= Stored data =
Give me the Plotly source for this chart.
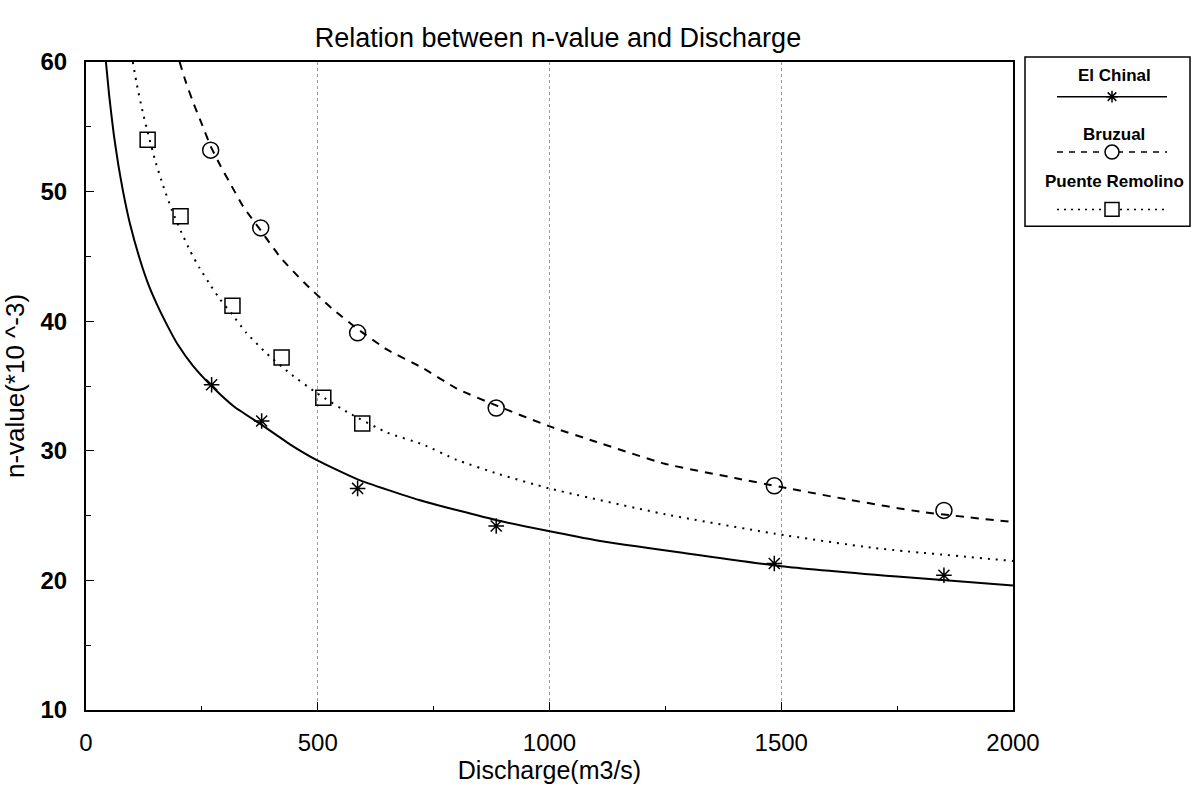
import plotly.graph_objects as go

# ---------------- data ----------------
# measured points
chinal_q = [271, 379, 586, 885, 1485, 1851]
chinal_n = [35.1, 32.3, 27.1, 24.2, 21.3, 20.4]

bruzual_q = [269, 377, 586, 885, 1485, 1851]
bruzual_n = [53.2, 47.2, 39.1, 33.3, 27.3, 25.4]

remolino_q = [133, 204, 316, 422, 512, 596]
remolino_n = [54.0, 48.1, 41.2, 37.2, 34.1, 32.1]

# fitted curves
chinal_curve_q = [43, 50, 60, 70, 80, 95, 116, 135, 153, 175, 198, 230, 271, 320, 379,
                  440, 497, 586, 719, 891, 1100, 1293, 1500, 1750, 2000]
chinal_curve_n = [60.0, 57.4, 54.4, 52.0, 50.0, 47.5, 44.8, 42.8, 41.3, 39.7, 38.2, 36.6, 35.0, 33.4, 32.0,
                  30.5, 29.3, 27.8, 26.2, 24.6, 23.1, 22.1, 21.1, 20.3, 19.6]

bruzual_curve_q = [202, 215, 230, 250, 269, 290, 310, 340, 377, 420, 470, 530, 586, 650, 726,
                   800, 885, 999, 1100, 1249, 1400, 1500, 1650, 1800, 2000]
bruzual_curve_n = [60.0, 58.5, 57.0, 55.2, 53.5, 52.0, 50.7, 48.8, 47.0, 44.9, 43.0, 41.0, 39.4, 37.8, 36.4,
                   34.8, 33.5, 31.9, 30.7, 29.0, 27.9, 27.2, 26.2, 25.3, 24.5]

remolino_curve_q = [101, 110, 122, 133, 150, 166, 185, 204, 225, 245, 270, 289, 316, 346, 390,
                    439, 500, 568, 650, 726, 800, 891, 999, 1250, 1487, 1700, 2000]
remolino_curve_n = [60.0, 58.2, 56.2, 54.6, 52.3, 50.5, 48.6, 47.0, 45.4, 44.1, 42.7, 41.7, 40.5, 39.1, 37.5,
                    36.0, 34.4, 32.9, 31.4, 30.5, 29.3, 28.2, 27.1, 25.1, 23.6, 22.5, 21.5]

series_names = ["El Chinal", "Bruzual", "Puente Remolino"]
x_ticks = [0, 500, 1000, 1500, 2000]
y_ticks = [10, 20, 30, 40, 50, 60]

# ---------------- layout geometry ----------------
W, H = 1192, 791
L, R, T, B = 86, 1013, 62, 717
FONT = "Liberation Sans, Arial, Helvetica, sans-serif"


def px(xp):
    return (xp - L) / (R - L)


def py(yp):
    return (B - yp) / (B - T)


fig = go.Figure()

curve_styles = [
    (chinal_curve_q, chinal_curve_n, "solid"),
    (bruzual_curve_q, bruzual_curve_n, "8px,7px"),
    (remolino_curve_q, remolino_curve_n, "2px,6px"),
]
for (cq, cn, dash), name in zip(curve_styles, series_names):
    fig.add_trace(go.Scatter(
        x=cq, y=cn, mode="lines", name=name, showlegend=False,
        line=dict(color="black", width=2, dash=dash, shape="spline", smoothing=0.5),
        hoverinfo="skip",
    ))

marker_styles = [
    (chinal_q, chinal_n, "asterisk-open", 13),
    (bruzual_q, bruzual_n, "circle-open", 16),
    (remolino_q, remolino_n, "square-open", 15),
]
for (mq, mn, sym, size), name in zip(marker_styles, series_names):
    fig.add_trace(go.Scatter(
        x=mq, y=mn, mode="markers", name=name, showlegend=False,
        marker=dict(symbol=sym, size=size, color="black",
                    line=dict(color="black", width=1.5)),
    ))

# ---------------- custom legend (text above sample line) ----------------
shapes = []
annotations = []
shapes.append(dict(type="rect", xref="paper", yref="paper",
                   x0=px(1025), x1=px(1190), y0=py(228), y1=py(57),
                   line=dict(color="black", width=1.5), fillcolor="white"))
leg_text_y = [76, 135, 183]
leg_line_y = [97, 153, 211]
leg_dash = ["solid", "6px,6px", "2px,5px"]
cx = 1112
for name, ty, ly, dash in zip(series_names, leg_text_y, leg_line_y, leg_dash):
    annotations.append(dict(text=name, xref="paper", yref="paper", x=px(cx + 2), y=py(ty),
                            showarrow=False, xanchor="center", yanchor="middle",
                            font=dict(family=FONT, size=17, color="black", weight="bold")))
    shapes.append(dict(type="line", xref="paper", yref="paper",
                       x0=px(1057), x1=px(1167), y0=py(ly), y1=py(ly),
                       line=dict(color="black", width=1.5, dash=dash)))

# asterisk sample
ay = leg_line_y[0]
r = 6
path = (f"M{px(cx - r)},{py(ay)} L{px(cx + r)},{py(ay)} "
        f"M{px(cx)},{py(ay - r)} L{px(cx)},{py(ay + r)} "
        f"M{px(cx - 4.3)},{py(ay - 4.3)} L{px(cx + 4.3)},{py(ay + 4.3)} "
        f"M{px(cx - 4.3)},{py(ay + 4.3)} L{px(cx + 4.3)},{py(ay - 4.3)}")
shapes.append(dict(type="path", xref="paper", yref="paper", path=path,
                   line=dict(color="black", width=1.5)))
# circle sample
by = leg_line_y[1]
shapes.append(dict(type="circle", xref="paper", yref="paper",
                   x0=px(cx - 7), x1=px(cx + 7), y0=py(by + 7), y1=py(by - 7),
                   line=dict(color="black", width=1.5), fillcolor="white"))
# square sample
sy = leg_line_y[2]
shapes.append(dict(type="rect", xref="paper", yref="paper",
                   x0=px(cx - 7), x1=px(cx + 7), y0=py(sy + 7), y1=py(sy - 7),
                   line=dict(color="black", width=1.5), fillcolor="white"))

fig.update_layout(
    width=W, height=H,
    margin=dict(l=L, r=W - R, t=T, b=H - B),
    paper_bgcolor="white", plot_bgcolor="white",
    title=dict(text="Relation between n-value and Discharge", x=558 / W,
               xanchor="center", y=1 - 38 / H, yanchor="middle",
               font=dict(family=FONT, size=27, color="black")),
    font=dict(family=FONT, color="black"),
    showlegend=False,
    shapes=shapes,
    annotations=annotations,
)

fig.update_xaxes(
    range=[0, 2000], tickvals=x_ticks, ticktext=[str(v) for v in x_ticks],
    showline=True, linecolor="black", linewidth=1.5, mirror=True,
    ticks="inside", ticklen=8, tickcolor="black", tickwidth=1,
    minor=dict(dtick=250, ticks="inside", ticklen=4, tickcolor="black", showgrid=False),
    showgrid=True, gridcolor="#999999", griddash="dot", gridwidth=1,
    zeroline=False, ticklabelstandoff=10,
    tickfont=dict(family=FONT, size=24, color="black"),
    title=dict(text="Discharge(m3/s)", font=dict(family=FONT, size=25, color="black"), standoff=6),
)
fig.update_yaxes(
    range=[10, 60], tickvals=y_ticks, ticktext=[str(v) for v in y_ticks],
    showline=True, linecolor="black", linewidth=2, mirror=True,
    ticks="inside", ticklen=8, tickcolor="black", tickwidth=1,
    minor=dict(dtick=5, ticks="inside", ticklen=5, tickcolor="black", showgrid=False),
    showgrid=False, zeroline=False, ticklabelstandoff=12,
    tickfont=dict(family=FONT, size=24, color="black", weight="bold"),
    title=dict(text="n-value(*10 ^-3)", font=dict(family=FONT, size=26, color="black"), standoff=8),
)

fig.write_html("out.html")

= Task directions =
Return the material line for line, from its beginning to the line that contains "23.6, 22.5, 21.5]", with the pictures left out.

= Full response =
Give me the Plotly source for this chart.
import plotly.graph_objects as go

# ---------------- data ----------------
# measured points
chinal_q = [271, 379, 586, 885, 1485, 1851]
chinal_n = [35.1, 32.3, 27.1, 24.2, 21.3, 20.4]

bruzual_q = [269, 377, 586, 885, 1485, 1851]
bruzual_n = [53.2, 47.2, 39.1, 33.3, 27.3, 25.4]

remolino_q = [133, 204, 316, 422, 512, 596]
remolino_n = [54.0, 48.1, 41.2, 37.2, 34.1, 32.1]

# fitted curves
chinal_curve_q = [43, 50, 60, 70, 80, 95, 116, 135, 153, 175, 198, 230, 271, 320, 379,
                  440, 497, 586, 719, 891, 1100, 1293, 1500, 1750, 2000]
chinal_curve_n = [60.0, 57.4, 54.4, 52.0, 50.0, 47.5, 44.8, 42.8, 41.3, 39.7, 38.2, 36.6, 35.0, 33.4, 32.0,
                  30.5, 29.3, 27.8, 26.2, 24.6, 23.1, 22.1, 21.1, 20.3, 19.6]

bruzual_curve_q = [202, 215, 230, 250, 269, 290, 310, 340, 377, 420, 470, 530, 586, 650, 726,
                   800, 885, 999, 1100, 1249, 1400, 1500, 1650, 1800, 2000]
bruzual_curve_n = [60.0, 58.5, 57.0, 55.2, 53.5, 52.0, 50.7, 48.8, 47.0, 44.9, 43.0, 41.0, 39.4, 37.8, 36.4,
                   34.8, 33.5, 31.9, 30.7, 29.0, 27.9, 27.2, 26.2, 25.3, 24.5]

remolino_curve_q = [101, 110, 122, 133, 150, 166, 185, 204, 225, 245, 270, 289, 316, 346, 390,
                    439, 500, 568, 650, 726, 800, 891, 999, 1250, 1487, 1700, 2000]
remolino_curve_n = [60.0, 58.2, 56.2, 54.6, 52.3, 50.5, 48.6, 47.0, 45.4, 44.1, 42.7, 41.7, 40.5, 39.1, 37.5,
                    36.0, 34.4, 32.9, 31.4, 30.5, 29.3, 28.2, 27.1, 25.1, 23.6, 22.5, 21.5]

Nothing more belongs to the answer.